New penalties are proposed for hospitals failing to comply with price transparency rules; meanwhile, trauma centers are found to charge enormous fees for minor injuries; the tally rises on drugmakers’ mid-year price hikes; and, more than 2 million people have now signed up for coverage during the special enrollment people.
Item of the Week
Week in Review
Cost of Noncompliance: Last Monday, the Centers for Medicare and Medicaid Services (CMS) released new proposed rules that would raise the maximum penalty for large hospitals that fail to comply with new price transparency rules that went into effect earlier this year. That penalty, which would now be as high as $2 million, is meant to bring the vast majority of non-compliant hospitals into compliance with the existing rules, requiring health systems to disclose the prices for hundreds of common services and procedures to patient-consumers. If finalized, the proposed rule would impact hospitals differently, depending on their relative sizes. For instance, facilities with 30 beds or fewer will still face the $300 a day penalty for failing to disclose their prices. But, larger facilities would be fined $10 per bed per day, with a daily cap of $5,500, making a full year’s worth of violations ranging from approximately $100,000 to about $2 million.
Trauma Center Fees: A light has been shined on a new front in the escalating effort to draw attention to the role that providers have been playing in driving up healthcare costs. Categorized as “trauma activation fees”, these charges have been quietly used by hospitals with increased frequency as revenue generators. These fees – which are billed on top of what a facility charges for emergency medical care – represent the mobilization of a hospital’s team of clinicians to administer trauma care, regardless of whether or not that team even ends up treating the patient.
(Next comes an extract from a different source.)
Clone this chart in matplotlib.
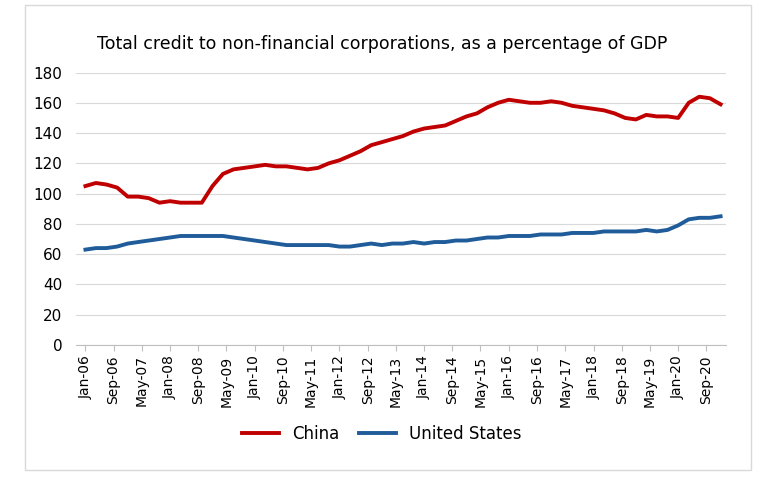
import matplotlib.pyplot as plt
import pandas as pd

dates = pd.date_range("2006-01-01", "2021-01-01", freq="QS")

china = [105, 107, 106, 104,
         98, 98, 97, 94,
         95, 94, 94, 94,
         105, 113, 116, 117,
         118, 119, 118, 118,
         117, 116, 117, 120,
         122, 125, 128, 132,
         134, 136, 138, 141,
         143, 144, 145, 148,
         151, 153, 157, 160,
         162, 161, 160, 160,
         161, 160, 158, 157,
         156, 155, 153, 150,
         149, 152, 151, 151,
         150, 160, 164, 163,
         159]
us = [63, 64, 64, 65,
      67, 68, 69, 70,
      71, 72, 72, 72,
      72, 72, 71, 70,
      69, 68, 67, 66,
      66, 66, 66, 66,
      65, 65, 66, 67,
      66, 67, 67, 68,
      67, 68, 68, 69,
      69, 70, 71, 71,
      72, 72, 72, 73,
      73, 73, 74, 74,
      74, 75, 75, 75,
      75, 76, 75, 76,
      79, 83, 84, 84,
      85]

tick_dates = pd.date_range("2006-01-01", "2020-09-01", freq="8MS")
tick_labels = [d.strftime("%b-%y") for d in tick_dates]

fig = plt.figure(figsize=(7.64, 4.9), dpi=100)
ax = fig.add_axes([0.1, 0.296, 0.85, 0.556])

ax.plot(dates, china, color="#C00000", lw=2.8, label="China")
ax.plot(dates, us, color="#1F5C99", lw=2.8, label="United States")

ax.set_ylim(0, 180)
ax.set_yticks(range(0, 181, 20))
ax.set_xlim(pd.Timestamp("2005-10-15"), pd.Timestamp("2021-02-15"))
ax.set_xticks(tick_dates)
ax.set_xticklabels(tick_labels, rotation=90, fontsize=10)
ax.tick_params(axis="y", labelsize=11, length=0, pad=10)
ax.tick_params(axis="x", length=4, color="#BFBFBF")
ax.grid(axis="y", color="#D9D9D9", lw=0.8)
ax.set_axisbelow(True)
for s in ["top", "right", "left"]:
    ax.spines[s].set_visible(False)
ax.spines["bottom"].set_color("#BFBFBF")

fig.text(0.5, 0.9, "Total credit to non-financial corporations, as a percentage of GDP",
         ha="center", fontsize=12.5)
fig.legend(loc="lower center", bbox_to_anchor=(0.5, 0.065), ncol=2, frameon=False,
           fontsize=12, handlelength=2.2, columnspacing=1.2)

fig.patches.append(plt.Rectangle((0.033, 0.04), 0.95, 0.95, transform=fig.transFigure,
                                 fill=False, edgecolor="#D9D9D9", lw=1))

fig.savefig("out.png")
In fact, according to the analysis performed and published by Kaiser Health News, such incidences happen tens of thousands of times every year, in which hospitals charge enormously expensive trauma fees for injuries so minor that patients aren’t even admitted.
Mid-Year Rx Price Hikes: Continuing their pattern of twice-yearly price hikes, drug manufacturers have now raised the prices of dozens of products since the beginning of July. While these increases pale in comparison to the more than 800 drugs that saw price increases at the start of the year, they reinforce a trend that’s seen the pharmaceutical industry carry on with business-as-usual, despite the ongoing pandemic upending so much of the rest of the healthcare industry, not to mention consumers’ access to that industry. As soon as the calendar turned to July, manufacturers immediately raised prices on over 30 drugs by an average of 3.6 percent. Research has shown that drug price list changes have direct downstream impacts on prices that consumers ultimately pay for their drugs, which only serves to heighten the growing alarm at this latest round of price hikes.
SEP Enrollment: Earlier this month, CMS officials announced that more than 2 million people have signed up for health coverage during the ongoing special enrollment period (SEP) on both the federal and state health insurance exchange marketplaces. The enrollment tally includes plan selections made between 15 February of this year through the end of June. Drilling further into the numbers, some 1.5 million people have signed up for coverage through the federal exchange, while more than 600,000 have done so in the 14 states and the District of Columbia that run their own exchange. The SEP is set to expire in just under three weeks on 15 August, though an extension is already being discussed. The state exchanges have their own deadlines.